The Estonian counterpart of Startup Poland established in 2014 has been managed by the Estonian Development Fund with a main goal to identify the weak spots of local startup ecosystem and provide solutions to create a supporting environment for startups. “During the first year Startup Estonia launched a number of successful acceleration programs and two seed funding programs. We also helped to expand local investor network and to introduce Estonian startup ecosystem in foreign countries,” Vavulski added.

In total, 98 startups participated in eight programs initiated by Startup Estonia and 71 graduated successfully. In total, 1.9 million euros of growth capital was raised. From the local programs provided by Startup Estonia, 4 startups moved on to participate in international accelerators: Sorry as a Service, Deltabid, Results on Air and Deekit.
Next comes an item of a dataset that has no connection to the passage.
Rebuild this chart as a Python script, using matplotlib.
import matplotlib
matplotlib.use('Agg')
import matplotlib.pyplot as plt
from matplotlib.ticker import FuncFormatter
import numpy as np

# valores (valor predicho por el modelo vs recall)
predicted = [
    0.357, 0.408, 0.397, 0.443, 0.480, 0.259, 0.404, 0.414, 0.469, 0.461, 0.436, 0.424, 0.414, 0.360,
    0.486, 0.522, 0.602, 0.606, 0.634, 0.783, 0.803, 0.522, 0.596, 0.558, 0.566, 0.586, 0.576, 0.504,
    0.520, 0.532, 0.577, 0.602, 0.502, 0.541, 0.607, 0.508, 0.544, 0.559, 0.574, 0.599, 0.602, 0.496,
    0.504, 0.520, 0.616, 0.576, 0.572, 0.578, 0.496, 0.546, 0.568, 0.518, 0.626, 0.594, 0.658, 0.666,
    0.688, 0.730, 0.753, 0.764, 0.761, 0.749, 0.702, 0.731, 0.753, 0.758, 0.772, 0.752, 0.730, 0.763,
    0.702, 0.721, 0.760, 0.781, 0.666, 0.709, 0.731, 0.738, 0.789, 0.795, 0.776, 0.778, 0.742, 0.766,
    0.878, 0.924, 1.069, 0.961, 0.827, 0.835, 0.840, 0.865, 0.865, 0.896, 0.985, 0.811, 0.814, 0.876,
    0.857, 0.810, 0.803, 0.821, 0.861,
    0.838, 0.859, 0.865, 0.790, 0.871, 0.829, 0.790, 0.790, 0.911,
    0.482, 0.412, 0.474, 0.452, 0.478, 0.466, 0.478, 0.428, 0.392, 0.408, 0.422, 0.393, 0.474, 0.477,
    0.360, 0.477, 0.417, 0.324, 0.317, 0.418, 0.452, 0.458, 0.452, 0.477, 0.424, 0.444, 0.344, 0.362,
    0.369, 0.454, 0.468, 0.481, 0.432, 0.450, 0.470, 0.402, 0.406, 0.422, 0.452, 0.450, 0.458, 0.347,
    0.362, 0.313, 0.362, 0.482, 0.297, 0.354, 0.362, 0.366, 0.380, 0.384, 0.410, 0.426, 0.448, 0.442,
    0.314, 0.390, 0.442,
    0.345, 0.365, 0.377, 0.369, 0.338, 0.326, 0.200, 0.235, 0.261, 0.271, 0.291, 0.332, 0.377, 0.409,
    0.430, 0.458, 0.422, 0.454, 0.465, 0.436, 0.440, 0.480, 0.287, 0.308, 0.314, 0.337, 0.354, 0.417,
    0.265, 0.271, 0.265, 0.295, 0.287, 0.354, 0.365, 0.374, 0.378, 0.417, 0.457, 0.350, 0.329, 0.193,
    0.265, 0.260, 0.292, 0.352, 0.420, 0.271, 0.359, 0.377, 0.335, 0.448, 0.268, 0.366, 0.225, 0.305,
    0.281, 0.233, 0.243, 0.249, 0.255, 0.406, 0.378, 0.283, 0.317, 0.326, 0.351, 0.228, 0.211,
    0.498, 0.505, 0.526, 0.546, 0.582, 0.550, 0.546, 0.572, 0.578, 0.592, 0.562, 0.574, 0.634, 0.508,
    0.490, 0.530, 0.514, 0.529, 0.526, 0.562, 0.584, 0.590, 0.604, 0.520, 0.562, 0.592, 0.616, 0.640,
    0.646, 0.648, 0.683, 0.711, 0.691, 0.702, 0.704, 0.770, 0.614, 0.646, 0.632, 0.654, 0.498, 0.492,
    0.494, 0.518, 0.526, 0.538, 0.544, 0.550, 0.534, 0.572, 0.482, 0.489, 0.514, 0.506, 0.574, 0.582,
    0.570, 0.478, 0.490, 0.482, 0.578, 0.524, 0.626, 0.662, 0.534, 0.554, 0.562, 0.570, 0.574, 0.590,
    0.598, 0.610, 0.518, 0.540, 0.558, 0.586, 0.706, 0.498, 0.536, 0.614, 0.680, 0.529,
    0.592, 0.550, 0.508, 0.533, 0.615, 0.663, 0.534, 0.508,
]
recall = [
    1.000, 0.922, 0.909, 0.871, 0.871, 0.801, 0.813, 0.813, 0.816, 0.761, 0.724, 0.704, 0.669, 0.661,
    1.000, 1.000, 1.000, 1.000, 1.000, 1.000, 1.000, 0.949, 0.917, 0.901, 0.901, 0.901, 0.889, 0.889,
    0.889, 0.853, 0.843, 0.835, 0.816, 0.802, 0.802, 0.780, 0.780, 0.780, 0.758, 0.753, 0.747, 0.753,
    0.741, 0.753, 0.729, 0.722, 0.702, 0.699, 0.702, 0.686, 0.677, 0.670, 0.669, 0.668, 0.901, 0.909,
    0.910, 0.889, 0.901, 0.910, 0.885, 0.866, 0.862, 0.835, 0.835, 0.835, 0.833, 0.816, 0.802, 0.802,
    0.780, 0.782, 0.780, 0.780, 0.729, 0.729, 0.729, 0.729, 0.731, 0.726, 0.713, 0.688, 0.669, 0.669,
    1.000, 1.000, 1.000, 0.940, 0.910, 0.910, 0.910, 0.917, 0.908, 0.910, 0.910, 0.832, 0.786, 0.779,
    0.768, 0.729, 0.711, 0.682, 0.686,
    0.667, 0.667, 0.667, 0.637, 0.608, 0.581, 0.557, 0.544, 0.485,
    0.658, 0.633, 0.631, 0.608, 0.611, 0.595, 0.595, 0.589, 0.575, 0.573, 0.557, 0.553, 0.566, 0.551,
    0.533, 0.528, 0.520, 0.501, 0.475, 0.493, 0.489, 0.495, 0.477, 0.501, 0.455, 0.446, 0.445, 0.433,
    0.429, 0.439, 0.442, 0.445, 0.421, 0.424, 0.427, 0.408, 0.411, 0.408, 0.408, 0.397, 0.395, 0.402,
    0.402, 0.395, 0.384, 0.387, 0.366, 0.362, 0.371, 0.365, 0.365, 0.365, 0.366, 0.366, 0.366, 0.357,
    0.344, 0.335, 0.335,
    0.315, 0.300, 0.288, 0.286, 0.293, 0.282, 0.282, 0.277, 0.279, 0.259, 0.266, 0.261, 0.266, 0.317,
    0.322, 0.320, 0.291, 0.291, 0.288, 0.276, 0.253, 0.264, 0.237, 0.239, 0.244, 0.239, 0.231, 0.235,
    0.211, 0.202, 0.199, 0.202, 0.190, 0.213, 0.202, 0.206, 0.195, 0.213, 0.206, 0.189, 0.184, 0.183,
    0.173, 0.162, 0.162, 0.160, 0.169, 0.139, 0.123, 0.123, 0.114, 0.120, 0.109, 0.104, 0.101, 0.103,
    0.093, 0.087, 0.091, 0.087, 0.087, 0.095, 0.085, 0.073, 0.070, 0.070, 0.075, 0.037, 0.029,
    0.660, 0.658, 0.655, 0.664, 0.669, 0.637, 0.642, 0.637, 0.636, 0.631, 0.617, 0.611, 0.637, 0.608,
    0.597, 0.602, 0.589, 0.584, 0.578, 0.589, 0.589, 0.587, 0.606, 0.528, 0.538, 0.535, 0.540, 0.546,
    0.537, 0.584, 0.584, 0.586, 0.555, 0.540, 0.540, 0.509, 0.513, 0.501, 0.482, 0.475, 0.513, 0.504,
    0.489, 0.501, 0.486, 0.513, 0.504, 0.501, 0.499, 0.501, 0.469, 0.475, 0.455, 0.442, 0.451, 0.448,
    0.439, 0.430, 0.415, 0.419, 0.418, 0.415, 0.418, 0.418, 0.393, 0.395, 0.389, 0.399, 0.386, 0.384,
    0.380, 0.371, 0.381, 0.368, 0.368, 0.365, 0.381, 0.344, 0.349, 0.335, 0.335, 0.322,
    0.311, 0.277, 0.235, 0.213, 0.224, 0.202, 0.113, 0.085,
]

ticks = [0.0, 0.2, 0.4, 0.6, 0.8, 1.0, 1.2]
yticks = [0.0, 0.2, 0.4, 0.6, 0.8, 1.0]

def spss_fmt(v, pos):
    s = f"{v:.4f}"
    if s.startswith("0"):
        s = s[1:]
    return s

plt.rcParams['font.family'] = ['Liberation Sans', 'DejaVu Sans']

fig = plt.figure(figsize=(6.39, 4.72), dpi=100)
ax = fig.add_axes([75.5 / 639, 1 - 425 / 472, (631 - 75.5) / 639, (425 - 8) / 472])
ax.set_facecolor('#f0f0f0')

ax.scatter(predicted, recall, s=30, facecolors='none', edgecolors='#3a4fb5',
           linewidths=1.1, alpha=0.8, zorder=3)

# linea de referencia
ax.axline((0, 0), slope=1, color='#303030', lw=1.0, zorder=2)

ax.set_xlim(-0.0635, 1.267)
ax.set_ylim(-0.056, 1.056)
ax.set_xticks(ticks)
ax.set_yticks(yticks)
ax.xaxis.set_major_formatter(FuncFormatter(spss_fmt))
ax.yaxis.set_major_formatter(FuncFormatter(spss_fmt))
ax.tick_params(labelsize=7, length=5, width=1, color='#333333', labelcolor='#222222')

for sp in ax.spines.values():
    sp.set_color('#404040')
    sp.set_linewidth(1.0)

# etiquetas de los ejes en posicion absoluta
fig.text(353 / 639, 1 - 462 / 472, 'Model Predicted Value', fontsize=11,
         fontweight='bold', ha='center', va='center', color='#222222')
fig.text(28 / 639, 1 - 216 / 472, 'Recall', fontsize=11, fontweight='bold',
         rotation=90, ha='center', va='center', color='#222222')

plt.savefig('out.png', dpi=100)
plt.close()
Vavulski emphasized that local startup scene is in a good place, however, they foresee that lack of smart capital and globally competitive projects might become the main obstacles in the near future. “The cause for both obstacles is our young startup ecosystem. We don’t have a generation of entrepreneurs with long-term comprehensive experience in startup business who wish to re-invest their knowledge and capital into new startups. The next major goal for Startup Estonia is to invest in early-stage knowledge-intensive and high-tech Estonian enterprises, and provide them with management consulting services needed to step up the game,“ Vavulski concluded.

The number of Estonian startups as compared to the size of the entire population is remarkable. There are around 1.3 mln Estonians and 404 startups. According to our report, there are 2 432 startups in Poland. We are particularly impressed by the skilful data collection carried out in Estonia. According to a press release, their local organizations know exactly how many young entrepreneurs there are in Estonia, how many people they employ, and how much income they bring to the national budget. Does the Polish Central Statistical Office (GUS) hold such data? No. Does the Polish Agency for Enterprise Development (PARP)? No.
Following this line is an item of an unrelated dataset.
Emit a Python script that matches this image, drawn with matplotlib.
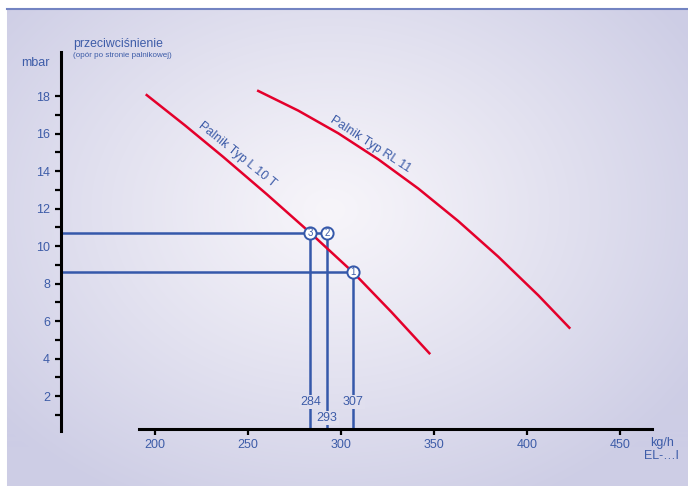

Startup Poland’s role is precisely to provide hands-on tools for startups, as well as knowledge about, and for the ecosystem. In a couple of days, we are going to start measuring our ecosystem capacity – we are launching Startup Poland’s new website.

In conclusion, looking at the Estonian example, we can assume that favourable conditions for growing startups translate into their own effort applied into building a solid national brand supporting not only entrepreneurs’ interests, but also their country’s economy. Thanks to these measures and the scale of mobilization and engagement of startups in their own environment, now we have no doubt that we also take part in the competition.